Use the xmlcomment() function to adds comments:

SELECT xmlconcat(
  xmlcomment('Employee records'),
  xmlelement(name employees,
    xmlelement(name employee, 'Alice')
  )
);

Query XML with XPath

Use the xpath() function to query XML documents using XPath expressions:

SELECT id, xpath('/employee/name/text()', data) as name
FROM employees;

This extracts the name from each employee XML document:

 id |        name
----+---------------------
  1 | {Alice Johnson}
  2 | {Bob Smith}

Test XPath matches

Use xpath_exists() to test if an XPath expression matches:

SELECT id FROM employees
WHERE xpath_exists('/employee[title = "Senior Engineer"]', data);

This returns employees with the title "Senior Engineer":

 id
----
  1

Convert XML to tables with XMLTABLE

Use the XMLTABLE construct to extract tabular data from XML. For example, the given XML contains multiple employee records:

SELECT * FROM xmltable(
  '/employees/employee'
  passing '<employees>
    <employee id="1" dept="Eng">
      <name>Alice</name>
    </employee>
    <employee id="2" dept="Prod">
      <name>Bob</name>
    </employee>
  </employees>'
  columns
    id int path '@id',
    dept text path '@dept',
    name text path 'name'
);

This extracts the data as relational tuples:

 id | dept | name
----+------+-------
  1 | Eng  | Alice
  2 | Prod | Bob

Convert tables to XML

Use the table_to_xml() function to convert an entire table to XML:

SELECT table_to_xml('employees', false, false, '');

This creates XML from the table structure.
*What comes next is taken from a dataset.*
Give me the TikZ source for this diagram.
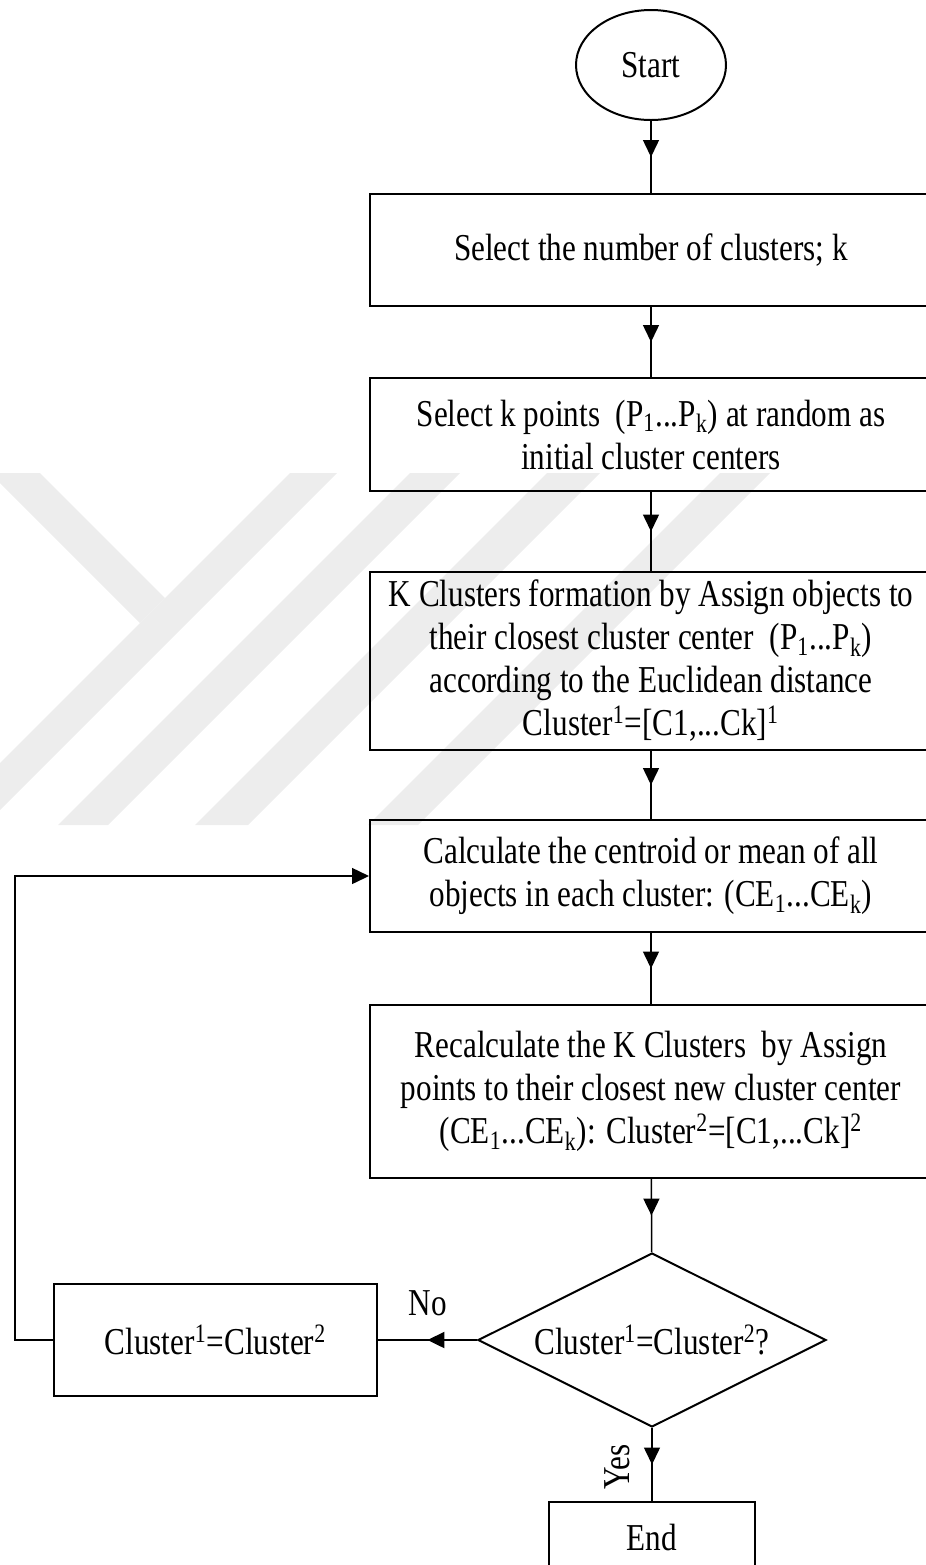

You can also use query_to_xml() to convert query results to XML:

SELECT query_to_xml(
  'SELECT id, data FROM employees ORDER BY id',
  false, false, ''
);

Aggregate XML

Use the xmlagg() function to combine multiple XML values:

SELECT xmlagg(data ORDER BY id)
FROM employees;

This concatenates all employee XML documents into a single XML value:

                              xmlagg
--------------------------------------
 <employee>...</employee>
 <employee>...</employee>

XML predicates

Test document structure with IS DOCUMENT:

SELECT '<root>content</root>'::xml IS DOCUMENT;  -- true
SELECT 'text only' IS NOT DOCUMENT;              -- true

Parse and serialize XML

Use xmlparse() to convert text to XML:

SELECT xmlparse(content '<root><child>value</child></root>');

Use xmlserialize() to convert XML to text:

SELECT xmlserialize(content data as text) FROM employees;

Namespace support

XPath queries support XML namespaces. When querying namespaced XML, pass the namespace mapping:

SELECT xpath(
  '//loc:piece/@id',
  '<data xmlns:loc="http://example.com/loc">
    <loc:piece id="1">Item</loc:piece>
  </data>'::xml,
  ARRAY[ARRAY['loc', 'http://example.com/loc']]
);

Performance considerations

  • XML parsing and XPath evaluation can be CPU-intensive for large documents.
  • For frequent XPath queries on the same column, consider using functional indexes.
  • Use XMLTABLE to convert XML to relational form for more efficient querying.
  • Store frequently queried subvalues as separate columns alongside the XML document.